Here is a robust implementation using io.Copy with a buffer:
package main
import (
"fmt"
"io"
"os"
)
func copyFile(src, dst string) error {
sourceFile, err := os.Open(src)
if err != nil {
return fmt.Errorf("failed to open source: %w", err)
}
defer sourceFile.Close()
// Check if destination exists to avoid overwriting unexpectedly (optional)
if _, err := os.Stat(dst); err == nil {
// Optional: return error or handle overwrite logic here
}
destFile, err := os.Create(dst)
if err != nil {
return fmt.Errorf("failed to create destination: %w", err)
}
defer destFile.Close()
// io.Copy handles buffering automatically (default 32KB)

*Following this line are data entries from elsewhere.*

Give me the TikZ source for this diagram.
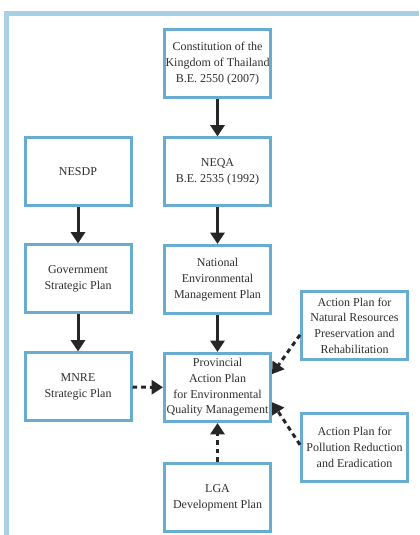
\documentclass[tikz,border=0pt]{standalone}
\usepackage{fontspec}
\setmainfont{Liberation Serif}
\usetikzlibrary{arrows.meta,calc}
\definecolor{framecol}{HTML}{A9CFE2}
\definecolor{boxcol}{HTML}{68ADCF}
\definecolor{textcol}{HTML}{2E2E2E}

\begin{document}
\begin{tikzpicture}[x=0.75pt,y=0.75pt,
        %Option for big arrows%
        >={Triangle[length=8.5pt,width=10.5pt]},%
        plan box/.style={draw=boxcol, line width=2.25pt, fill=white,
            minimum width=79.5pt, minimum height=51pt, inner sep=1pt,
            align=center, text=textcol,
            font=\fontsize{9}{11.8}\selectfont},%
        flow/.style={->, line width=2.25pt, draw=black!85},%
        loose flow/.style={flow, dash pattern=on 3.5pt off 3pt}%
    ]
    %% page and frame
    \useasboundingbox (0,0) rectangle (419,535);
    \draw[framecol, line width=3.75pt] (419,521.5) -- (6.5,521.5) -- (6.5,0);
    %
    %% central column
    \node[plan box] (const) at (217.5,471.5) {Constitution of the\\Kingdom of Thailand\\B.E. 2550 (2007)};
    \node[plan box] (neqa)  at (217.5,363)   {NEQA\\B.E. 2535 (1992)};
    \node[plan box] (nemp)  at (217.5,255.5) {National\\Environmental\\Management Plan};
    \node[plan box] (pap)   at (217.5,147.5) {Provincial\\Action Plan\\for Environmental\\Quality Management};
    \node[plan box] (lga)   at (217.5,37.5)  {LGA\\Development Plan};
    %% left column
    \node[plan box] (nesdp) at (78,363.5)    {NESDP};
    \node[plan box] (gov)   at (78,256)      {Government\\Strategic Plan};
    \node[plan box] (mnre)  at (78,148)      {MNRE\\Strategic Plan};
    %% right column
    \node[plan box] (apnr)  at (354.5,209.5) {Action Plan for\\Natural Resources\\Preservation and\\Rehabilitation};
    \node[plan box] (appr)  at (354.5,87.5)  {Action Plan for\\Pollution Reduction\\and Eradication};
    %
    % solid links
    \draw[flow] (const) -- (neqa);
    \draw[flow] (neqa)  -- (nemp);
    \draw[flow] (nemp)  -- (pap);
    \draw[flow] (nesdp) -- (gov);
    \draw[flow] (gov)   -- (mnre);
    % dashed links
    \draw[loose flow] (mnre) -- (pap);
    \draw[loose flow] (lga)  -- (pap);
    \draw[loose flow] ([yshift=-7pt]apnr.west) -- ([yshift=10pt]pap.east);
    \draw[loose flow] ([yshift=2pt]appr.west)  -- ([yshift=-11pt]pap.east);
\end{tikzpicture}
\end{document}
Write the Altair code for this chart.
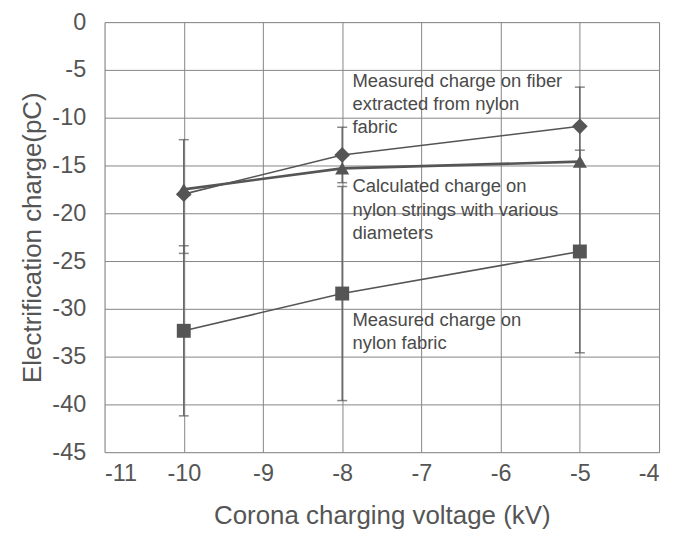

_, err = io.Copy(destFile, sourceFile)
if err != nil {
return fmt.Errorf("failed to copy data: %w", err)
}
// Sync to ensure data is written to disk before closing
if err := destFile.Sync(); err != nil {
return fmt.Errorf("failed to sync destination: %w", err)
}
return nil
}
func main() {
if err := copyFile("source.txt", "destination.txt"); err != nil {
fmt.Println("Error:", err)
} else {
fmt.Println("File copied successfully")
}
}
For a quick one-liner in a script where error handling is minimal, you can use os.WriteFile combined with os.ReadFile, but this loads the entire file into memory, making it unsuitable for large files:
data, err := os.ReadFile("source.txt")
if err != nil {
// handle error
}
err = os.WriteFile("destination.txt", data, 0644)
if err != nil {
// handle error
}
Always prefer io.Copy for production code as it streams data, keeping memory usage constant regardless of file size. Remember to check the return value of io.Copy to ensure the full file was transferred, and use defer for file closures to prevent resource leaks even if errors occur.